Open Thoughts

Conflicting OSS goals

Posted by Tom Fawcett on May 12, 2010

It occurred to me while reviewing that the goals of OSS contributors and users are quite varied. Often these goals are in conflict. For example, here are a few ways of classifying packages I've noticed:

  • library with APIs vs complete package (end-to-end). Some packages are libraries with comprehensive APIs and are meant to be used as components in larger systems (or at least they assume the larger system will handle IO, evaluation, sampling, statistics, etc.). Other packages accomodate reading from standard formats (eg CSV, ARFF) and handle evaluation and other aspects of experimentation.

  • packages that produce intelligible models (trees, rules, visualizations) vs packages that produce black-box models. Some experimenters want/demand to understand the model, and a black-box "bag of vectors" won't work no matter how good the predictions.

  • flexible, understandable code vs efficient code. Some packages are written to be clean and extensible, while others are written to be efficient and fast. (Of course, some packages are neither :-)

  • single system vs platform for many algorithms. While some researchers contribute single algorithm implementations, there is a clear trend toward large systems (Weka, Orange, scikit.learn, etc.) which are intended to be platforms for families or large collections of algorithms.

In turn, a lot of this depends on whether the user is a researcher who wants to experiment with algorithms or a practitioner who wants to solve a real problem. Packages written for one goal are often useless for another. A program designed for several thousand examples that just outputs final error rates won’t help a practitioner who wants to classify a hundred thousand cases; a package with an interactive interface is very cumbersome for someone who needs to report extensive cross-validation experiments.

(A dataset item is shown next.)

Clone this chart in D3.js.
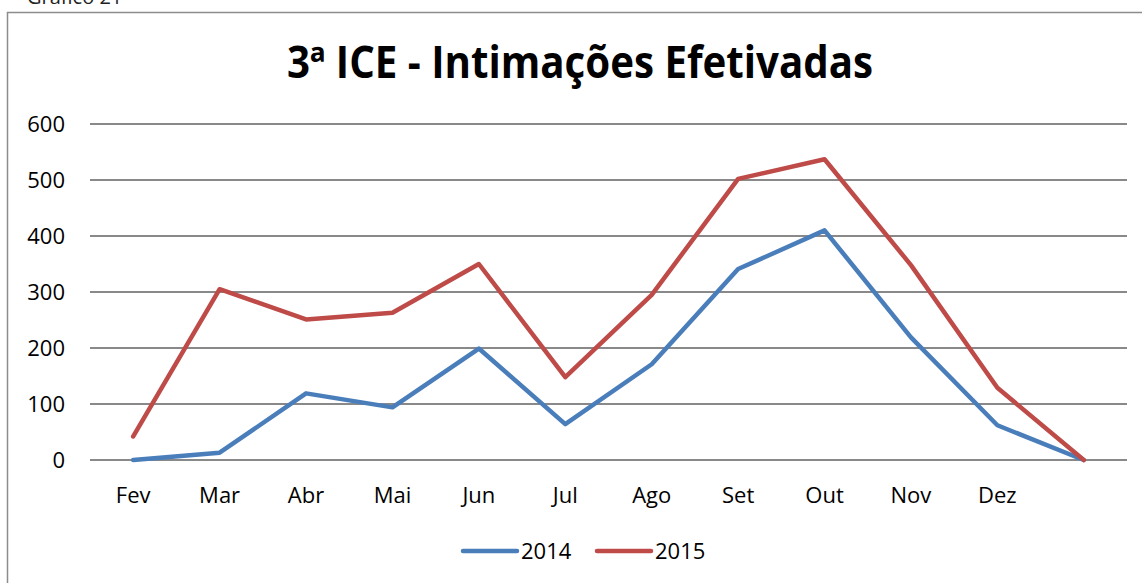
<!DOCTYPE html>
<html>
<head>
<meta charset="utf-8">
<script src="https://cdn.jsdelivr.net/npm/d3@7"></script>
<style>
  body { margin: 0; background: #fff; }
  svg { display: block; font-family: "Open Sans", "Noto Sans", sans-serif; }
</style>
</head>
<body>
<svg id="chart" width="1142" height="583"></svg>
<script>
const months = ["Fev", "Mar", "Abr", "Mai", "Jun", "Jul", "Ago", "Set", "Out", "Nov", "Dez", ""];
const values2014 = [0, 13, 119, 94, 199, 64, 171, 341, 410, 219, 62, 0];
const values2015 = [42, 305, 251, 263, 350, 148, 295, 502, 537, 348, 129, 0];
const yTicks = [0, 100, 200, 300, 400, 500, 600];
const series = [
      { name: "2014", values: values2014, color: "#4A7EBB" },
      { name: "2015", values: values2015, color: "#BE4B48" }
];

const svg = d3.select("#chart");

// caption cut off at the top of the picture
svg.append("text")
      .attr("x", 27).attr("y", 4)
      .attr("font-size", 20).attr("fill", "#222")
      .text("Gráfico 21");

// chart frame (right and bottom edges fall outside the picture)
svg.append("rect")
      .attr("x", 7.5).attr("y", 12.5)
      .attr("width", 1200).attr("height", 700)
      .attr("fill", "none").attr("stroke", "#8c8c8c").attr("stroke-width", 1.5);

svg.append("text")
      .attr("x", 287).attr("y", 78)
      .attr("font-weight", "bold")
      .attr("font-size", 44)
      .attr("textLength", 586)
      .attr("lengthAdjust", "spacingAndGlyphs")
      .attr("fill", "#000")
      .text("3ª ICE - Intimações Efetivadas");

const x = d3.scaleBand()
      .domain(d3.range(months.length))
      .range([90, 1127]);

const y = d3.scaleLinear()
      .domain([0, 600])
      .range([460, 124]);

// gridlines
svg.append("g")
      .selectAll("line")
      .data(yTicks)
      .join("line")
      .attr("x1", 90).attr("x2", 1127)
      .attr("y1", d => y(d)).attr("y2", d => y(d))
      .attr("stroke", "#898989").attr("stroke-width", 2);

// y labels
svg.append("g")
      .selectAll("text")
      .data(yTicks)
      .join("text")
      .attr("x", 65).attr("y", d => y(d) + 8)
      .attr("text-anchor", "end")
      .attr("font-size", 22).attr("fill", "#000")
      .text(d => d);

// x labels
svg.append("g")
      .selectAll("text")
      .data(months)
      .join("text")
      .attr("x", (d, i) => x(i) + x.bandwidth() / 2)
      .attr("y", 503)
      .attr("text-anchor", "middle")
      .attr("font-size", 22).attr("fill", "#000")
      .text(d => d);

const line = d3.line()
      .x((d, i) => x(i) + x.bandwidth() / 2)
      .y(d => y(d));

svg.append("g")
      .selectAll("path")
      .data(series)
      .join("path")
      .attr("d", d => line(d.values))
      .attr("fill", "none")
      .attr("stroke", d => d.color)
      .attr("stroke-width", 4.5)
      .attr("stroke-linejoin", "round")
      .attr("stroke-linecap", "round");

// legend
const legendX = [463, 597];
const legend = svg.append("g")
      .selectAll("g")
      .data(series)
      .join("g")
      .attr("transform", (d, i) => `translate(${legendX[i]},551)`);
legend.append("line")
      .attr("x1", 0).attr("x2", 54)
      .attr("stroke", d => d.color)
      .attr("stroke-width", 4.5)
      .attr("stroke-linecap", "round");
legend.append("text")
      .attr("x", 58).attr("y", 8)
      .attr("font-size", 22).attr("fill", "#000")
      .text(d => d.name);
</script>
</body>
</html>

It’s clear from the JMLR OSS Review Criteria (http://jmlr.csail.mit.edu/mloss/mloss-info.html) that JMLR hasn’t thought about the wide variety of software issues. So I suggest that the mloss.org organizers (and contributors) start to think of useful categories for their code that can help people understand and navigate this space.

Comments

Soeren Sonnenburg (on May 13, 2010, 09:16:55)

While I agree that these goals are conflicting from a design perspective, I feel that all of these realizations can peacefully coexist in the mloss ecosystem :)

I mean for example a single algorithm (if popular and implemented well) will likely be sucked in by the major toolboxes: A good example here is libsvm. I guess every major toolbox has it (at least, weka, shogun, orange, ...).

And even though core algorithms are hidden deep in the code, they will still be extracted / modified to fit into other systems.

Same with flexible understandable vs. unreadable but fast code: Depending on the focus of the toolbox, their authors suck in different parts of the code.

And yes, jmlr-mloss wants them all. I guess the only thing to regularize here is that we want clean library like interfaces for single algorithm libraries and bigger frameworks to at least be able to read some common data format(s).

Tom Fawcett (on May 14, 2010, 02:53:29)

I think we're talking past each other. Here are two concrete problems:

  1. The mloss.org index categories could be better. They miss the issues I listed, which are salient details for people trying to find code.

  2. JMLR and the MLOSS workshop don't yet understand the variety of OSS contributions. This is evident from their review forms. Based on submissions I saw, authors/submitters don't understand either.

Soeren Sonnenburg (on May 17, 2010, 18:27:54)

I see. So the question is how to achieve 1. and clear up 2? And I would like to add 3: who is willing to help us with this?

Tom Fawcett (on May 21, 2010, 02:50:47)

Issue 2 is the one that was most problematic when reviewing for JMLR and the MLOSS workshop. While mloss.org may want all ML OSS contributions, I really don't think JMLR wants to publish most of them. Deciding publication criteria isn't something volunteers can help with. I think the JMLR editor(s) in charge of the OSS track need to give more thought to what they're looking for and clarify the CFP.